In this paper, revisiting the chemical reduction approach of Co(AOT)(2) (AOT = bis(2-ethylhexyl) sulfosuccinate) precursor by NaBH4, we highlight a novel synthetic strategy based on the change of the solvent to accurately control the size of Co nanocrystals (NCs) from 3.9 to 9.3 nm and their 2D and 3D (supracrystal) ordering. The evolution of the NC size with the solvent is explained by solvent mediated ligand-ligand interactions using Hansen solubility parameters. A formula for the nanocrystal size as a function of the solvent is proposed which predicts its diameter-within 1 nm. Moreover, and to the best of our knowledge, we show the first example of tunable Co NC size while keeping unchanged the chemistry of ligands (combination and proportion) during the growth step. Due to the possibility we have to replace the AOT ligand by the strong-binding dodecanoic acid, Co NCs are characterized by long-term stability against oxidation and coalescence of the metallic NCs, whatever their size.

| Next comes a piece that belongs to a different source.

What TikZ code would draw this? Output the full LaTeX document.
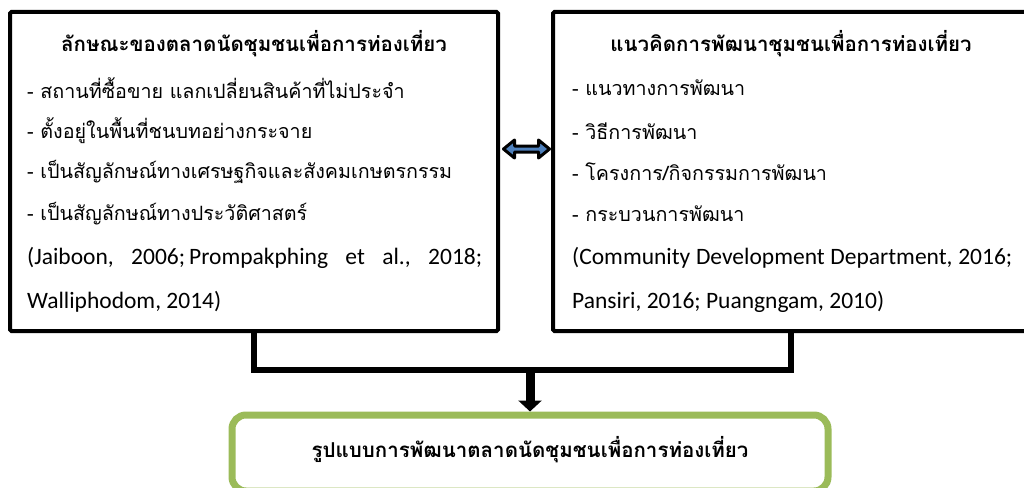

Low-wavenumber Raman spectra are obtained using a triple notch filtered spectrometer under 514.5 nm excitation. Two modes are clearly observed according to Lamb's model of sphere vibrations whenever the excitation laser line is far from plasmon absorption. They shift linearly with inverse particle diameter from similar to 8/17 +/- 0.1 cm(-1) (9.3 nm) to 12.5/23 +/- 0.3 cm(-1) (3.9 nm).